Set exercise => Return all the data below as it stands, minus the pictures.

Raw records =>
*****
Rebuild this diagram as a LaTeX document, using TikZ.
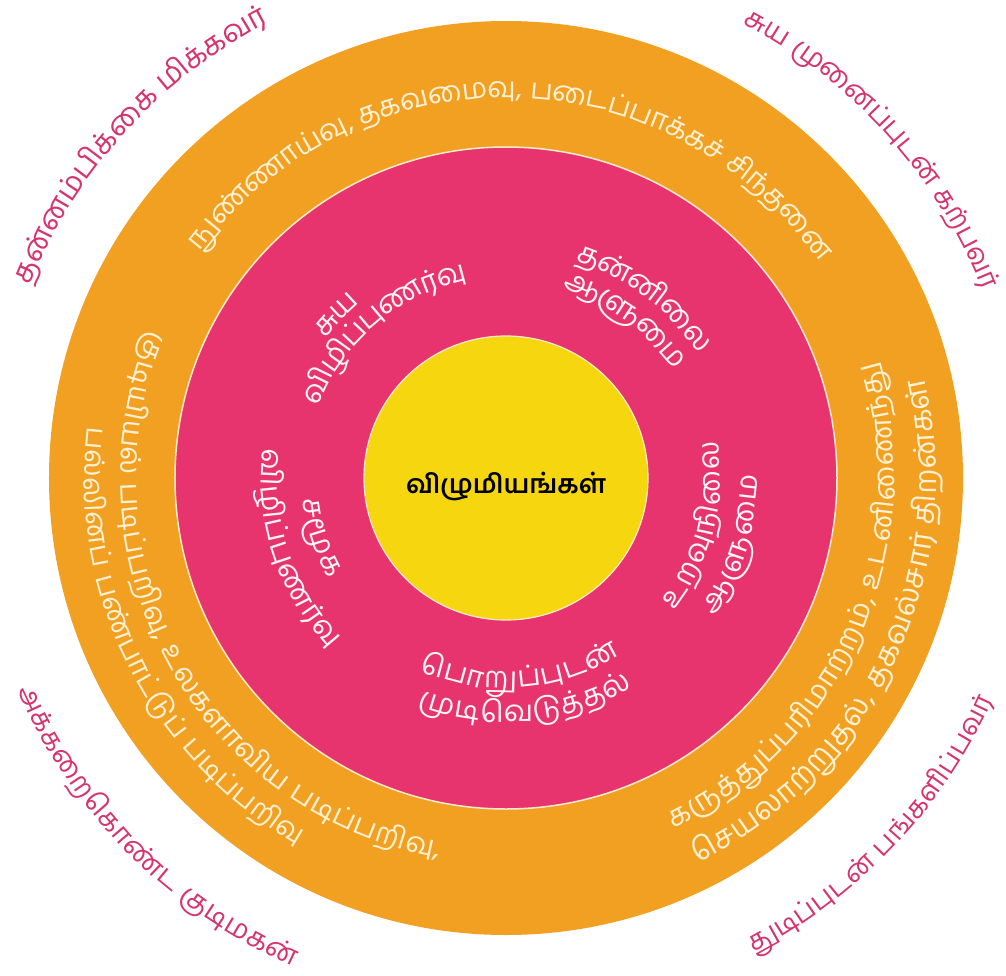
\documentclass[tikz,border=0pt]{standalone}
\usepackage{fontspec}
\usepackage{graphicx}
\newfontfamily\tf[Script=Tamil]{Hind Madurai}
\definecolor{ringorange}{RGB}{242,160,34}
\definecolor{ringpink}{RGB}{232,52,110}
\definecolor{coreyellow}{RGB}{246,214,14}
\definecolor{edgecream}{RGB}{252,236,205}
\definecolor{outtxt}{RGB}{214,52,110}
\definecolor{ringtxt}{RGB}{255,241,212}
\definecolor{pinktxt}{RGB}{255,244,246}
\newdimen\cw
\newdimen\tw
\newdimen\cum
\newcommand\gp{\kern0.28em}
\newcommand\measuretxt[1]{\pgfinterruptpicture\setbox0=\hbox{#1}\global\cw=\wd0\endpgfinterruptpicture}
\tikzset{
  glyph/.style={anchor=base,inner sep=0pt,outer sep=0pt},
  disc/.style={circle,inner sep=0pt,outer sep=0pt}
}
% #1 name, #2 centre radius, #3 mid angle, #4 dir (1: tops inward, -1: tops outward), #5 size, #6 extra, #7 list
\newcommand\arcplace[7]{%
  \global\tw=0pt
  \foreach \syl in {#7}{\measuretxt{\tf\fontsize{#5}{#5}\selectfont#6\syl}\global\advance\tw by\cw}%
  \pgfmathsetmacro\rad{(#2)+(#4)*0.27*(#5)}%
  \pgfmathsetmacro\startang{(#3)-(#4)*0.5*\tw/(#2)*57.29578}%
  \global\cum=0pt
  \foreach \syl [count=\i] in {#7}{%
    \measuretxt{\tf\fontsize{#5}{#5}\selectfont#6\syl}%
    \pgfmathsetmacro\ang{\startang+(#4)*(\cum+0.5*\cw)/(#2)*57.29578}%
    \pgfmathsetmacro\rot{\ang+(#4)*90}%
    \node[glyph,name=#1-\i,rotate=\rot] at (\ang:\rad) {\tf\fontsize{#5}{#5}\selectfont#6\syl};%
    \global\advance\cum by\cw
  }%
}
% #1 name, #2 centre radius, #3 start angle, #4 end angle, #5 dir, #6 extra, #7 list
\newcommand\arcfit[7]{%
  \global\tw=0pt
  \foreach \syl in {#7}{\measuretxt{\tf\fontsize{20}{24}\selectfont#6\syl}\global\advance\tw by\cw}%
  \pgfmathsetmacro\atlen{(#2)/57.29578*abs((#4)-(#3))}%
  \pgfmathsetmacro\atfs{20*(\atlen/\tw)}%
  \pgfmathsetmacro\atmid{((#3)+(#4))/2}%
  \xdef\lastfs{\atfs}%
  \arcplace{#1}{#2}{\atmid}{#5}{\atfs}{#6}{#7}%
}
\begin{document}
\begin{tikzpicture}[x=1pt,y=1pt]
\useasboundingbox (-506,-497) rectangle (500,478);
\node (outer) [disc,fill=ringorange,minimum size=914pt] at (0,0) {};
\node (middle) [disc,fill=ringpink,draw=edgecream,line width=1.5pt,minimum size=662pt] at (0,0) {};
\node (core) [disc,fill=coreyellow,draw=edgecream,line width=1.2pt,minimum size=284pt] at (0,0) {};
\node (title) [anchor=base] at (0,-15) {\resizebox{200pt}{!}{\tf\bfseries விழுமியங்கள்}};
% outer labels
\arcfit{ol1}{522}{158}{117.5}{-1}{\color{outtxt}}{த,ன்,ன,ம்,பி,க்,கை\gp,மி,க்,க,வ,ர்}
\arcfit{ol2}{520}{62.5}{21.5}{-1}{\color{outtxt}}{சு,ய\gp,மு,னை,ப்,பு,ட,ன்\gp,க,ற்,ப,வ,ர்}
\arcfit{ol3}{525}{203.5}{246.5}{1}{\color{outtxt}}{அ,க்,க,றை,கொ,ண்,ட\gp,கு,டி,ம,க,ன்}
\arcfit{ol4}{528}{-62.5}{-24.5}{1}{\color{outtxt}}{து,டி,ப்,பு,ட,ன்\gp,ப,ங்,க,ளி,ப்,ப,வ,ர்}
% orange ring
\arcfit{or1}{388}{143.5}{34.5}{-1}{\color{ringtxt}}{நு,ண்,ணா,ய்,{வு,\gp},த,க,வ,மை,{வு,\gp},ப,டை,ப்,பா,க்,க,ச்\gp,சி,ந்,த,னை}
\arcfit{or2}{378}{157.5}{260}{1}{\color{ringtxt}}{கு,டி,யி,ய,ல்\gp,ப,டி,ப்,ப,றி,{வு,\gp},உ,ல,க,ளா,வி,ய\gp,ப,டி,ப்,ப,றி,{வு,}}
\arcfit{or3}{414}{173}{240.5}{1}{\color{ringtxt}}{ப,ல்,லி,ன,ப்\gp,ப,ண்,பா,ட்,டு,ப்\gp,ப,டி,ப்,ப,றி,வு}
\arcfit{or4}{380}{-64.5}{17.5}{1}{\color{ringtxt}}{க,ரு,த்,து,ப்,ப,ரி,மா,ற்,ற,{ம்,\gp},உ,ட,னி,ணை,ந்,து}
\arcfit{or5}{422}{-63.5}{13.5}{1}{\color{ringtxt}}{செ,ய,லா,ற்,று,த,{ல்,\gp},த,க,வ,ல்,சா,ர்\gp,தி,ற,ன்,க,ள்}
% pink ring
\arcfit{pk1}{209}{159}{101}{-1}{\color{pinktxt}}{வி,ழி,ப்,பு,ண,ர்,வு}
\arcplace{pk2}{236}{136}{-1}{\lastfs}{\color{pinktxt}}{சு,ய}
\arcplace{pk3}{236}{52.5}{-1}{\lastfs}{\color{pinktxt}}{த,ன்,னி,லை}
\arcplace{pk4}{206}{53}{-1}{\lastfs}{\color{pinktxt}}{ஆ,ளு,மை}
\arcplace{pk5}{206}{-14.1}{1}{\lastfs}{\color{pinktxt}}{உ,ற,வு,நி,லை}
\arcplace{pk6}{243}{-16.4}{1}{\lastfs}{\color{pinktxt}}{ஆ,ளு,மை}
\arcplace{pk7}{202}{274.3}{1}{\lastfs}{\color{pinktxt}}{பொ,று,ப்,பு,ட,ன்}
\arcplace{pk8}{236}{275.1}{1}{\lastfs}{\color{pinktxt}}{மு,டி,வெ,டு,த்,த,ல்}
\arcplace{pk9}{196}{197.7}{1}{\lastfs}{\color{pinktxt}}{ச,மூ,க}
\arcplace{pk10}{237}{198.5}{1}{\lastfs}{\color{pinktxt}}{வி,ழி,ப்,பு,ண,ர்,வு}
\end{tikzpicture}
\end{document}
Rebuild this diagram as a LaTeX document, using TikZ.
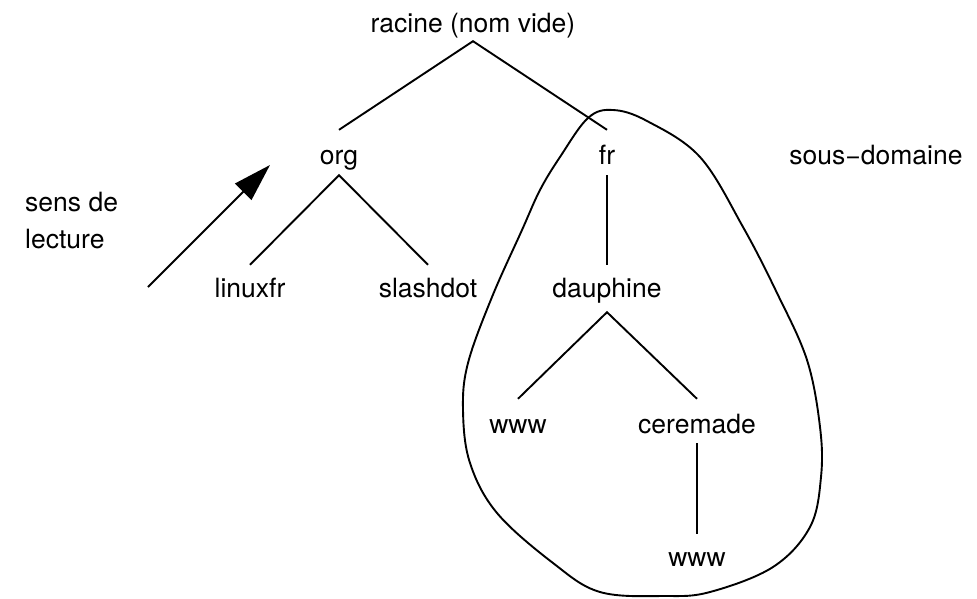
*****
Written response =>
Rebuild this diagram as a LaTeX document, using TikZ.
\documentclass[tikz,border=0pt]{standalone}
\usepackage{fontspec}
\usepackage{graphicx}
\newfontfamily\tf[Script=Tamil]{Hind Madurai}
\definecolor{ringorange}{RGB}{242,160,34}
\definecolor{ringpink}{RGB}{232,52,110}
\definecolor{coreyellow}{RGB}{246,214,14}
\definecolor{edgecream}{RGB}{252,236,205}
\definecolor{outtxt}{RGB}{214,52,110}
\definecolor{ringtxt}{RGB}{255,241,212}
\definecolor{pinktxt}{RGB}{255,244,246}
\newdimen\cw
\newdimen\tw
\newdimen\cum
\newcommand\gp{\kern0.28em}
\newcommand\measuretxt[1]{\pgfinterruptpicture\setbox0=\hbox{#1}\global\cw=\wd0\endpgfinterruptpicture}
\tikzset{
  glyph/.style={anchor=base,inner sep=0pt,outer sep=0pt},
  disc/.style={circle,inner sep=0pt,outer sep=0pt}
}
% #1 name, #2 centre radius, #3 mid angle, #4 dir (1: tops inward, -1: tops outward), #5 size, #6 extra, #7 list
\newcommand\arcplace[7]{%
  \global\tw=0pt
  \foreach \syl in {#7}{\measuretxt{\tf\fontsize{#5}{#5}\selectfont#6\syl}\global\advance\tw by\cw}%
  \pgfmathsetmacro\rad{(#2)+(#4)*0.27*(#5)}%
  \pgfmathsetmacro\startang{(#3)-(#4)*0.5*\tw/(#2)*57.29578}%
  \global\cum=0pt
  \foreach \syl [count=\i] in {#7}{%
    \measuretxt{\tf\fontsize{#5}{#5}\selectfont#6\syl}%
    \pgfmathsetmacro\ang{\startang+(#4)*(\cum+0.5*\cw)/(#2)*57.29578}%
    \pgfmathsetmacro\rot{\ang+(#4)*90}%
    \node[glyph,name=#1-\i,rotate=\rot] at (\ang:\rad) {\tf\fontsize{#5}{#5}\selectfont#6\syl};%
    \global\advance\cum by\cw
  }%
}
% #1 name, #2 centre radius, #3 start angle, #4 end angle, #5 dir, #6 extra, #7 list
\newcommand\arcfit[7]{%
  \global\tw=0pt
  \foreach \syl in {#7}{\measuretxt{\tf\fontsize{20}{24}\selectfont#6\syl}\global\advance\tw by\cw}%
  \pgfmathsetmacro\atlen{(#2)/57.29578*abs((#4)-(#3))}%
  \pgfmathsetmacro\atfs{20*(\atlen/\tw)}%
  \pgfmathsetmacro\atmid{((#3)+(#4))/2}%
  \xdef\lastfs{\atfs}%
  \arcplace{#1}{#2}{\atmid}{#5}{\atfs}{#6}{#7}%
}
\begin{document}
\begin{tikzpicture}[x=1pt,y=1pt]
\useasboundingbox (-506,-497) rectangle (500,478);
\node (outer) [disc,fill=ringorange,minimum size=914pt] at (0,0) {};
\node (middle) [disc,fill=ringpink,draw=edgecream,line width=1.5pt,minimum size=662pt] at (0,0) {};
\node (core) [disc,fill=coreyellow,draw=edgecream,line width=1.2pt,minimum size=284pt] at (0,0) {};
\node (title) [anchor=base] at (0,-15) {\resizebox{200pt}{!}{\tf\bfseries விழுமியங்கள்}};
% outer labels
\arcfit{ol1}{522}{158}{117.5}{-1}{\color{outtxt}}{த,ன்,ன,ம்,பி,க்,கை\gp,மி,க்,க,வ,ர்}
\arcfit{ol2}{520}{62.5}{21.5}{-1}{\color{outtxt}}{சு,ய\gp,மு,னை,ப்,பு,ட,ன்\gp,க,ற்,ப,வ,ர்}
\arcfit{ol3}{525}{203.5}{246.5}{1}{\color{outtxt}}{அ,க்,க,றை,கொ,ண்,ட\gp,கு,டி,ம,க,ன்}
\arcfit{ol4}{528}{-62.5}{-24.5}{1}{\color{outtxt}}{து,டி,ப்,பு,ட,ன்\gp,ப,ங்,க,ளி,ப்,ப,வ,ர்}
% orange ring
\arcfit{or1}{388}{143.5}{34.5}{-1}{\color{ringtxt}}{நு,ண்,ணா,ய்,{வு,\gp},த,க,வ,மை,{வு,\gp},ப,டை,ப்,பா,க்,க,ச்\gp,சி,ந்,த,னை}
\arcfit{or2}{378}{157.5}{260}{1}{\color{ringtxt}}{கு,டி,யி,ய,ல்\gp,ப,டி,ப்,ப,றி,{வு,\gp},உ,ல,க,ளா,வி,ய\gp,ப,டி,ப்,ப,றி,{வு,}}
\arcfit{or3}{414}{173}{240.5}{1}{\color{ringtxt}}{ப,ல்,லி,ன,ப்\gp,ப,ண்,பா,ட்,டு,ப்\gp,ப,டி,ப்,ப,றி,வு}
\arcfit{or4}{380}{-64.5}{17.5}{1}{\color{ringtxt}}{க,ரு,த்,து,ப்,ப,ரி,மா,ற்,ற,{ம்,\gp},உ,ட,னி,ணை,ந்,து}
\arcfit{or5}{422}{-63.5}{13.5}{1}{\color{ringtxt}}{செ,ய,லா,ற்,று,த,{ல்,\gp},த,க,வ,ல்,சா,ர்\gp,தி,ற,ன்,க,ள்}
% pink ring
\arcfit{pk1}{209}{159}{101}{-1}{\color{pinktxt}}{வி,ழி,ப்,பு,ண,ர்,வு}
\arcplace{pk2}{236}{136}{-1}{\lastfs}{\color{pinktxt}}{சு,ய}
\arcplace{pk3}{236}{52.5}{-1}{\lastfs}{\color{pinktxt}}{த,ன்,னி,லை}
\arcplace{pk4}{206}{53}{-1}{\lastfs}{\color{pinktxt}}{ஆ,ளு,மை}
\arcplace{pk5}{206}{-14.1}{1}{\lastfs}{\color{pinktxt}}{உ,ற,வு,நி,லை}
\arcplace{pk6}{243}{-16.4}{1}{\lastfs}{\color{pinktxt}}{ஆ,ளு,மை}
\arcplace{pk7}{202}{274.3}{1}{\lastfs}{\color{pinktxt}}{பொ,று,ப்,பு,ட,ன்}
\arcplace{pk8}{236}{275.1}{1}{\lastfs}{\color{pinktxt}}{மு,டி,வெ,டு,த்,த,ல்}
\arcplace{pk9}{196}{197.7}{1}{\lastfs}{\color{pinktxt}}{ச,மூ,க}
\arcplace{pk10}{237}{198.5}{1}{\lastfs}{\color{pinktxt}}{வி,ழி,ப்,பு,ண,ர்,வு}
\end{tikzpicture}
\end{document}
Rebuild this diagram as a LaTeX document, using TikZ.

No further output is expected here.